WHAT IS EXPECTED: Look through the material below. Copy each line that contains the string "this".

⁂

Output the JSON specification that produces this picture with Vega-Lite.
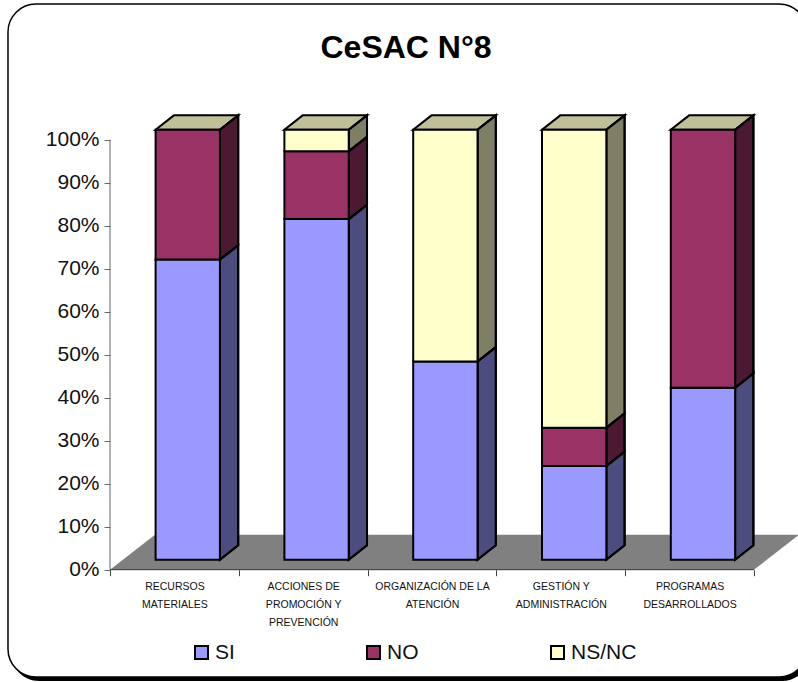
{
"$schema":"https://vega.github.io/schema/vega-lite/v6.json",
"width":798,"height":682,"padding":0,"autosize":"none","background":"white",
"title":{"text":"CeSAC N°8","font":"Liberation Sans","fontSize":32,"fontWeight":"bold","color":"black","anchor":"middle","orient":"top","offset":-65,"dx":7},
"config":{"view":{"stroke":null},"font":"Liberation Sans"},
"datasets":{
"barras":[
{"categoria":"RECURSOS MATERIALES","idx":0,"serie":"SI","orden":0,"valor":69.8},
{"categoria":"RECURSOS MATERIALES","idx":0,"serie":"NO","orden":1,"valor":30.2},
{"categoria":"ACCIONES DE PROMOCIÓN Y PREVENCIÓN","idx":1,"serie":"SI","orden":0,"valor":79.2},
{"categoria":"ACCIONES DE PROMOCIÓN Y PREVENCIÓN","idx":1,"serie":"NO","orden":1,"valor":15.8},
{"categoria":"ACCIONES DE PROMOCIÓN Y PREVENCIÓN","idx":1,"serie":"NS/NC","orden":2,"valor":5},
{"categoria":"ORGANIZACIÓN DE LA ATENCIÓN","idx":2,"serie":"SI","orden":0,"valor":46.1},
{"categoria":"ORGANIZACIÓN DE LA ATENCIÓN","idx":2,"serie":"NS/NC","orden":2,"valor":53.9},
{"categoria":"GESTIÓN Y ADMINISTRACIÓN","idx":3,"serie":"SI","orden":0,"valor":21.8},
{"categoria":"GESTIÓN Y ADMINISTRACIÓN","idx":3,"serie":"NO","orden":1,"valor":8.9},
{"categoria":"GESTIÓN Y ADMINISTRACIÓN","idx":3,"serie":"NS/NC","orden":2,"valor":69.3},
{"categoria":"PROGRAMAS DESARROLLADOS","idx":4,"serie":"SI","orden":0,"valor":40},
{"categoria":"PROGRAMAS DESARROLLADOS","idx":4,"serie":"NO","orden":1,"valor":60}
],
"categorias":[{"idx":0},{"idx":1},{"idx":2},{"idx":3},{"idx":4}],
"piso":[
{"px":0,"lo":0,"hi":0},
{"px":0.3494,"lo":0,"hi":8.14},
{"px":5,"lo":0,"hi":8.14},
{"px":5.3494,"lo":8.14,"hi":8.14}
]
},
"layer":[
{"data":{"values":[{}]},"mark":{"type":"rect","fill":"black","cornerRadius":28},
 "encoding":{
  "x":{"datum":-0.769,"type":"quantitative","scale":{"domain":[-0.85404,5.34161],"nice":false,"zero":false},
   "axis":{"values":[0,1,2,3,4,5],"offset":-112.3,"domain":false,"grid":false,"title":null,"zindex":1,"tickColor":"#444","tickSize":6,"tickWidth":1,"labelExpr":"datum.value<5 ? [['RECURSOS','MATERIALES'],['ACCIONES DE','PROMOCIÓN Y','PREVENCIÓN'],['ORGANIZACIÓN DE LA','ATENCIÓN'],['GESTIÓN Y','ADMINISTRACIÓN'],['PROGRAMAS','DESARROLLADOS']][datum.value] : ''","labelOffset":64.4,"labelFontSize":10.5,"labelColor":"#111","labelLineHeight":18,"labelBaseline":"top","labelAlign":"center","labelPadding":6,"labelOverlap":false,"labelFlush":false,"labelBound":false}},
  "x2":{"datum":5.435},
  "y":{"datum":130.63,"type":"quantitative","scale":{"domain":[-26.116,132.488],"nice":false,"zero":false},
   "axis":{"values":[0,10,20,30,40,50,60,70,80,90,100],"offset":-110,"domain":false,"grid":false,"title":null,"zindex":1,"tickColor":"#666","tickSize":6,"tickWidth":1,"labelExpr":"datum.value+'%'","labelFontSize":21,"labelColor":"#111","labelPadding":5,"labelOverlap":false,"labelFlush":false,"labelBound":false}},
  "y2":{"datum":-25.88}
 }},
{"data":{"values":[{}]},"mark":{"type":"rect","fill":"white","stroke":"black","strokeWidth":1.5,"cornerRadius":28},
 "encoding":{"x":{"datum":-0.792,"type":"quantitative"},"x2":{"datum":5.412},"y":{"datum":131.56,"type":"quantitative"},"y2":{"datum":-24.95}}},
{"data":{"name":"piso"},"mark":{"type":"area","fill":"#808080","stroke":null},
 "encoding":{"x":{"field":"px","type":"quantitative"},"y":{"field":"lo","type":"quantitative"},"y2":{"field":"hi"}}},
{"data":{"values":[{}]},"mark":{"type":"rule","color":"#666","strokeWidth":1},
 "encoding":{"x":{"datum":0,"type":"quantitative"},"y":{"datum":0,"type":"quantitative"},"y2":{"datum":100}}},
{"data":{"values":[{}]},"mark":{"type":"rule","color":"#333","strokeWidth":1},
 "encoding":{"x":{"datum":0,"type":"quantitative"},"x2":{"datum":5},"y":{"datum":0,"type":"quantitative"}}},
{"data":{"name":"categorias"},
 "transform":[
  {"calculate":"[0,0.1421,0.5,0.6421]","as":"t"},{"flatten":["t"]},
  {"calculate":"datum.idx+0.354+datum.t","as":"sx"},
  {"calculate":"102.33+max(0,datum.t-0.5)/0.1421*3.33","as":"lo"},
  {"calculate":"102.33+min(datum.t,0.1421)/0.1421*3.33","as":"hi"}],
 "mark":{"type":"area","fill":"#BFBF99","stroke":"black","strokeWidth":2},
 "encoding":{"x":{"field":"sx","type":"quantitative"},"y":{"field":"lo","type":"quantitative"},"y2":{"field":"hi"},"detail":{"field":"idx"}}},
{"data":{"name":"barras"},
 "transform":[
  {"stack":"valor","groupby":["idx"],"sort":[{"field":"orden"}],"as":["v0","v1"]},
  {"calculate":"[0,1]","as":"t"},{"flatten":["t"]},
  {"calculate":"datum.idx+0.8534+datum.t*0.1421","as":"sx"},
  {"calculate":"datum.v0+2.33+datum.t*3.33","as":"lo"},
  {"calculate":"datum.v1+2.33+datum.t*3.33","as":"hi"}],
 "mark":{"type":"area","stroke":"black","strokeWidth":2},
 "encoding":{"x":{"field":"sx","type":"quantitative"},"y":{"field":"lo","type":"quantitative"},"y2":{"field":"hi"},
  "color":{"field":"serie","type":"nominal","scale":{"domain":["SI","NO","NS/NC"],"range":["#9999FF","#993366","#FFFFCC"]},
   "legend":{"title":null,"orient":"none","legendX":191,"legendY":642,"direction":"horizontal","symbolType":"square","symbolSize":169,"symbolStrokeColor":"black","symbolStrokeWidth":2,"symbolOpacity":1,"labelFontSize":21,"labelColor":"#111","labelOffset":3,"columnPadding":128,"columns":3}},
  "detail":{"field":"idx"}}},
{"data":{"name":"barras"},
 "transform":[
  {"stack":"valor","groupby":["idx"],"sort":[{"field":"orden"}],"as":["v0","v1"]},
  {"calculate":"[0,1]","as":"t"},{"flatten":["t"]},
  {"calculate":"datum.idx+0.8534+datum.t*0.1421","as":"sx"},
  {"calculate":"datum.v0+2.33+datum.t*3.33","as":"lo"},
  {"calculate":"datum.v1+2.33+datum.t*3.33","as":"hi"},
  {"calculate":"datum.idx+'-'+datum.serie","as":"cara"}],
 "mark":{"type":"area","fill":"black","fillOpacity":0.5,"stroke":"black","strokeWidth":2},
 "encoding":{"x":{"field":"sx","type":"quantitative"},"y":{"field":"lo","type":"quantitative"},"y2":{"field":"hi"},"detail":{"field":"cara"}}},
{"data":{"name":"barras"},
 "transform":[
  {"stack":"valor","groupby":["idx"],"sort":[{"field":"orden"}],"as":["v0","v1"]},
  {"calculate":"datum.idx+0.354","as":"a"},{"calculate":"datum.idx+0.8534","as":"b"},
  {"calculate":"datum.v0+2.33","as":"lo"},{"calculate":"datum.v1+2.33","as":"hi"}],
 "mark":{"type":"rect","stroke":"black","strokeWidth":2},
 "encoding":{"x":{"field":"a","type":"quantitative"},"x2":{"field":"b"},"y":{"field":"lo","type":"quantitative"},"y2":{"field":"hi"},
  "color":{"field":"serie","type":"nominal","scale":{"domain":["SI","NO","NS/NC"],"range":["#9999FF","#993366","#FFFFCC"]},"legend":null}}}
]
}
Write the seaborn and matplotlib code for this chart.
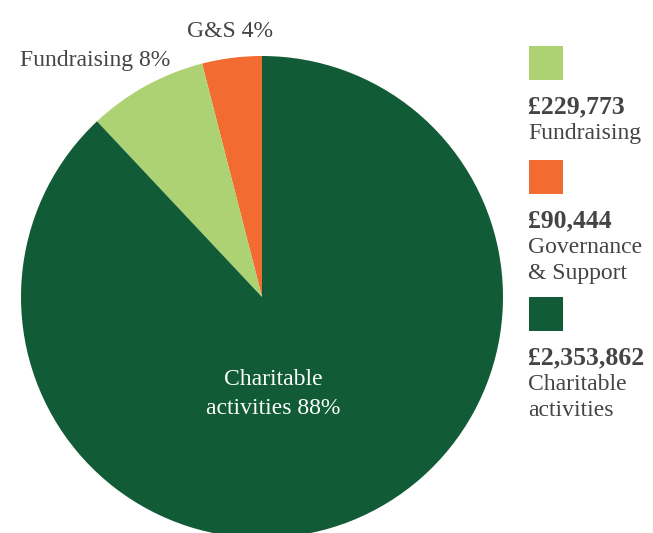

⁂

RESPONSE TO THE TASK:
Output the JSON specification that produces this picture with Vega-Lite.
Write the seaborn and matplotlib code for this chart.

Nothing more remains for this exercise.